CIDADE DOS SONHOS PERDIDOS

Cicero de Souza Sobrinho (Prof. Juca)

O homem é precípuo por natureza, por querer divino e universal. E o estudo histórico das estruturas relacionais e organizacionais de qualquer sociedade possibilita a compreensão da condição humana, assim como da efetivação das ações de cada individuo.

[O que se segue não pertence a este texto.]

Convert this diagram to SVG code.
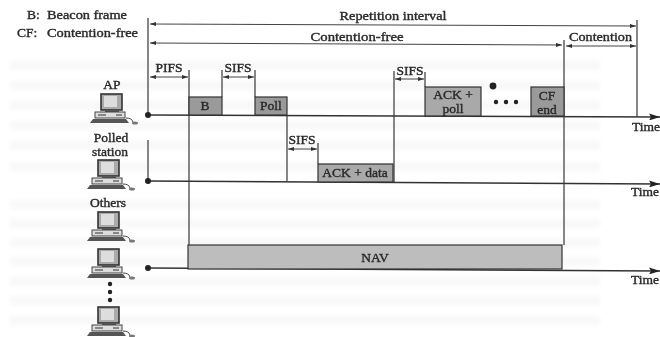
<svg xmlns="http://www.w3.org/2000/svg" width="660" height="337" viewBox="0 0 660 337">
<style>
text{font-family:"Liberation Serif","Times New Roman",serif;font-size:13.5px;fill:#2a2a2a;stroke:#2a2a2a;stroke-width:0.4}
.m{text-anchor:middle}
.ax{stroke:#333;stroke-width:1.6;fill:none}
.v{stroke:#555;stroke-width:1.4;fill:none}
.d{stroke:#444;stroke-width:1;fill:none;marker-start:url(#a);marker-end:url(#b)}
.box{fill:#9a9a9a;stroke:#333;stroke-width:1.2}
.lt{fill:#a9a9a9}
.nav{fill:#bdbdbd}
.dot{fill:#222}
.g{fill:#f8f8f8}
</style>
<defs>
<filter id="s" x="-2%" y="-2%" width="104%" height="104%"><feGaussianBlur stdDeviation="0.45"/></filter>
<filter id="gb" x="-2%" y="-2%" width="104%" height="104%"><feGaussianBlur stdDeviation="2"/></filter>
<marker id="a" markerWidth="6" markerHeight="6" refX="0" refY="2" orient="auto" markerUnits="userSpaceOnUse"><path d="M0 2L6 0V4Z" fill="#333"/></marker>
<marker id="b" markerWidth="6" markerHeight="6" refX="6" refY="2" orient="auto" markerUnits="userSpaceOnUse"><path d="M6 2L0 0V4Z" fill="#333"/></marker>
<marker id="t" markerWidth="11" markerHeight="7" refX="11" refY="3.5" orient="auto" markerUnits="userSpaceOnUse"><path d="M11 3.5L0 0L2 3.5L0 7Z" fill="#222"/></marker>
<g id="pc">
<rect x="3" y="0" width="21" height="16" fill="#aaa" stroke="#333" stroke-width="1.6"/>
<rect x="6" y="2" width="13" height="11" fill="#ddd"/>
<rect x="7" y="16" width="14" height="2" fill="#555"/>
<rect x="-3" y="18" width="30" height="6" fill="#ddd" stroke="#444"/>
<path d="M0 21h8M18 21h6" stroke="#333" stroke-width="1.2"/>
<path d="M-8 29L-5 25H28L31 29Z" fill="#555"/>
<path d="M28 24Q34 24 35 28" stroke="#444" fill="none"/>
<ellipse cx="37" cy="29" rx="3" ry="1.5" fill="#777"/>
</g>
</defs>
<rect width="660" height="337" fill="#fff"/>
<g id="bleed-through" filter="url(#gb)">
<rect class="g" x="10" y="61" width="590" height="9"/><rect class="g" x="10" y="81" width="590" height="9"/><rect class="g" x="10" y="101" width="590" height="9"/><rect class="g" x="10" y="121" width="590" height="9"/><rect class="g" x="10" y="141" width="590" height="9"/><rect class="g" x="10" y="162" width="590" height="9"/><rect class="g" x="10" y="200" width="590" height="9"/><rect class="g" x="10" y="219" width="590" height="9"/><rect class="g" x="10" y="238" width="590" height="9"/><rect class="g" x="10" y="257" width="590" height="9"/><rect class="g" x="10" y="277" width="590" height="9"/><rect class="g" x="10" y="296" width="590" height="9"/><rect class="g" x="10" y="316" width="590" height="9"/>
</g>
<g filter="url(#s)">
<g id="connectors">
<path class="v" d="M148 18V115M148 140V181M189 70V245M222 70V97M255 70V97M287 115V181M318 143V164M394 71V182M425 72V87M564 40V245M637 20V117"/>
<path class="ax" marker-end="url(#t)" d="M148 115L660 117"/>
<path class="ax" marker-end="url(#t)" d="M148 181L660 184"/>
<path class="ax" marker-end="url(#t)" d="M148 268L660 271"/>
<path class="d" d="M150 24L636 26"/>
<path class="d" d="M150 43L562 45"/>
<path class="d" d="M566 46L636 46"/>
<path class="d" d="M150 77L188 77"/>
<path class="d" d="M223 77L254 77"/>
<path class="d" d="M288 149L317 149"/>
<path class="d" d="M395 79L424 79"/>
<circle class="dot" cx="148" cy="115" r="3"/>
<circle class="dot" cx="148" cy="181" r="3"/>
<circle class="dot" cx="148" cy="268" r="3"/>
</g>
<g id="legend">
<text x="27" y="19">B:</text><text x="47" y="19" textLength="80" lengthAdjust="spacingAndGlyphs">Beacon frame</text>
<text x="17" y="37">CF:</text><text x="47" y="37" textLength="91" lengthAdjust="spacingAndGlyphs">Contention-free</text>
</g>
<g id="intervals">
<text class="m" x="393" y="20" textLength="107" lengthAdjust="spacingAndGlyphs">Repetition interval</text>
<text class="m" x="357" y="41" textLength="93" lengthAdjust="spacingAndGlyphs">Contention-free</text>
<text x="569" y="41" textLength="63" lengthAdjust="spacingAndGlyphs">Contention</text>
<text class="m" x="169" y="72">PIFS</text>
<text class="m" x="238" y="72">SIFS</text>
<text class="m" x="302" y="144">SIFS</text>
<text class="m" x="410" y="75">SIFS</text>
</g>
<g id="ap"><text class="m" x="112" y="89">AP</text><use href="#pc" x="98" y="94"/></g>
<g id="polled-station"><text class="m" x="111" y="142">Polled</text><text class="m" x="110" y="156">station</text><use href="#pc" x="95" y="160"/></g>
<g id="others"><text class="m" x="108" y="207">Others</text><use href="#pc" x="95" y="212"/></g>
<g id="station-a"><use href="#pc" x="95" y="249"/></g>
<g id="station-dots"><circle class="dot" cx="110" cy="284" r="2.2"/><circle class="dot" cx="110" cy="292" r="2.2"/><circle class="dot" cx="110" cy="300" r="2.2"/></g>
<g id="station-b"><use href="#pc" x="95" y="307"/></g>
<g id="frame-b"><rect class="box" x="189" y="97" width="33" height="18"/><text class="m" x="205" y="110">B</text></g>
<g id="frame-poll"><rect class="box" x="255" y="97" width="32" height="18"/><text class="m" x="271" y="110">Poll</text></g>
<g id="frame-ack-data"><rect class="box lt" x="318" y="164" width="75" height="18"/><text class="m" x="355" y="177">ACK + data</text></g>
<g id="frame-ack-poll"><rect class="box lt" x="425" y="87" width="56" height="29"/><text class="m" x="453" y="99">ACK +</text><text class="m" x="453" y="113">poll</text></g>
<g id="frame-cf-end"><rect class="box" x="531" y="87" width="33" height="29"/><text class="m" x="547" y="100">CF</text><text class="m" x="547" y="114">end</text></g>
<g id="frame-nav"><rect class="box nav" x="188" y="245" width="374" height="24"/><text class="m" x="375" y="262">NAV</text></g>
<g id="ellipsis"><circle class="dot" cx="493" cy="86" r="3.4"/><circle class="dot" cx="496" cy="102" r="2.2"/><circle class="dot" cx="506" cy="102" r="2.2"/><circle class="dot" cx="516" cy="102" r="2.2"/></g>
<g id="time-labels"><text x="632" y="131">Time</text><text x="631" y="196">Time</text><text x="631" y="284">Time</text></g>
</g>
</svg>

A muito, muito, muito tempo atrás havia um lugar quase que mágico, um lugar onde a natureza se completava e se locupletava com os seres que ali viviam... Eram veados, emas, raposas, rolinhas, pardais, preás, teiús. Enfim, uma diversidade de espécies vivendo em perfeita harmonia com o ambiente. E no meio de tudo isso o animal rei: o homem, na sua representação mais pura e que mais se achegava à imagem da Divindade: o índio! Em sua plenitude de sabedoria e ligação com a terra mãe! Vivendo da terra, na terra e para a terra... ali naquele lugar homem e natureza se fundiam e cresciam mutuamente em respeito, força e vida... a condição era só uma: viver, viver livre e espontaneamente. Homens, mulheres, crianças e idosos comungavam da terra e do pão em harmonia com o celestial e com terrestre. Não havia preocupação em juntar, não havia anseios por status, pois todos eram iguais, todos eram homens, todos tinham as mesmas necessidades, assim, caçavam juntos, pescavam juntos sem divisões de cercas, sem um levar vantagem sobre o outro. Juntos se tornavam “UM” e esse sentimento quase que pueril era uníssono, e, por muito tempo viveram assim, em paz.

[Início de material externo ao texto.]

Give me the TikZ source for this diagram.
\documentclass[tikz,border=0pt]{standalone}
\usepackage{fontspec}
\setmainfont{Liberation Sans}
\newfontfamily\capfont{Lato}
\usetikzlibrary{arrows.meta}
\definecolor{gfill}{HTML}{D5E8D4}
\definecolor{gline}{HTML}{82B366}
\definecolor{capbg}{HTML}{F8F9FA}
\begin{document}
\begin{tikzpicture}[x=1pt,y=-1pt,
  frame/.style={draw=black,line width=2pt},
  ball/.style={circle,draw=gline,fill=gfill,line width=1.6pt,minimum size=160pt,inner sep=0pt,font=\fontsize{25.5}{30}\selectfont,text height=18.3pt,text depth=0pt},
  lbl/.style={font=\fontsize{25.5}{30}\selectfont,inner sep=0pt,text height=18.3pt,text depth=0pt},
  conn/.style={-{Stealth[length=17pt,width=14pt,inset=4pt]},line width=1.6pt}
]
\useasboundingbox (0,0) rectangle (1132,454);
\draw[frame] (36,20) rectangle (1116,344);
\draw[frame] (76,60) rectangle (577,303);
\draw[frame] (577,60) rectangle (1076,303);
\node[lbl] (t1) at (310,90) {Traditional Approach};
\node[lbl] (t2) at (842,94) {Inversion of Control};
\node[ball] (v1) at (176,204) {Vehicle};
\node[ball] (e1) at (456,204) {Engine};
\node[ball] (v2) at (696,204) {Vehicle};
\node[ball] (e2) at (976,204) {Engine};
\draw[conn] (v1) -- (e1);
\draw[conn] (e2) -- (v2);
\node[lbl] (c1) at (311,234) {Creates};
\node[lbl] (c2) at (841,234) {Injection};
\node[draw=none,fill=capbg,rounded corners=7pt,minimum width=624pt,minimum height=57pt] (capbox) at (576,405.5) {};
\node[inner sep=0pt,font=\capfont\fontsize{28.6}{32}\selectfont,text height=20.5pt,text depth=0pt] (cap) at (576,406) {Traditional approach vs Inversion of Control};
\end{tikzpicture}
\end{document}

Mas como o “progresso” e a “conversão” DEVEM chegar sempre aos povos “bárbaros”, o homem branco chegou... só que não veio só, trouxe consigo seus bacamartes, floretes e espingardas... trouxe a morte e o nome de Deus, escondido no arcabouço da ganância! E quando chegou perseguiu, matou, torturou!!!
E o homem que era a imagem mais pura e próxima da divindade passou a ser bicho, a ser indigno do convívio com a terra que antes, bem antes era sua por direito. E esse homem viu seus amigos morrerem aos montes; suas mulheres estupradas; seus velhos ridicularizados... e os “superiores” tomaram para si o paraíso. Aos que restaram, só havia uma saída: fugir.
Assim apareceu a fazenda, depois a vila e por fim a cidade. E a cidade cresceu e foi perdendo aquela semelhança com o paraíso, tornou-se festeira; festejante; festejada; corrupta e corrompida; violenta e violada; viciada e viciante; vendida e vendável; tornou-se uma mãe de vários filhos e nenhum pai... tornou-se uma mulher velha e prostituída (que ao que parece, jamais teve uma infância “enquanto cidade”); tornou-se alucinada, traficante e viciada em crack, maconha, tíner e cola. A cocaína ela só usa quando quer se mostrar na furna.
Agora os “nativos” da “terrinha” usam celular, mandam e-mails, estão conectados no ciberespaço, não possuem aquela ligação com a terra como tinham os antigos.
Séculos depois pelas ruas o que se ouve é um burburinho nefasto de estranhos que são alheios a historia e costumes. Mas isso não importa, pois o povo não se importa, está mais preocupado em dançar e beber. As questões do passado afloram e se fazem ouvir, mas, ninguém quer escutar... pra quê?
As pessoas têm pressa para se arrumar para a festa de logo mais, pois a banda é boa... vai ser demais, vai dar par ouvir e dançar o “rebolation”... Assim como foi no passado distante, o progresso chegou, só que desta vez não há mais o bacamarte, o florete ou a espingarda, agora é na base do pão e circo.
O que esperar de um povo sem pensamento e de atitudes esquivas? O que esperar de um povo que irremediavelmente desconhece seu passado e se nega a entender, saber, se formar, preferindo a esmola, a mendicância moral; um povo que vive em letargia mental? Um povo que se esconde e se desconhece??? Esse povo só poderia viver na cidade dos sonhos perdidos
A “Cidade dos sonhos perdidos” é a *shangrilá mental, local onde são depositados os enleios, dúvidas, medos e angústias. E onde a estupidez e demência imperam.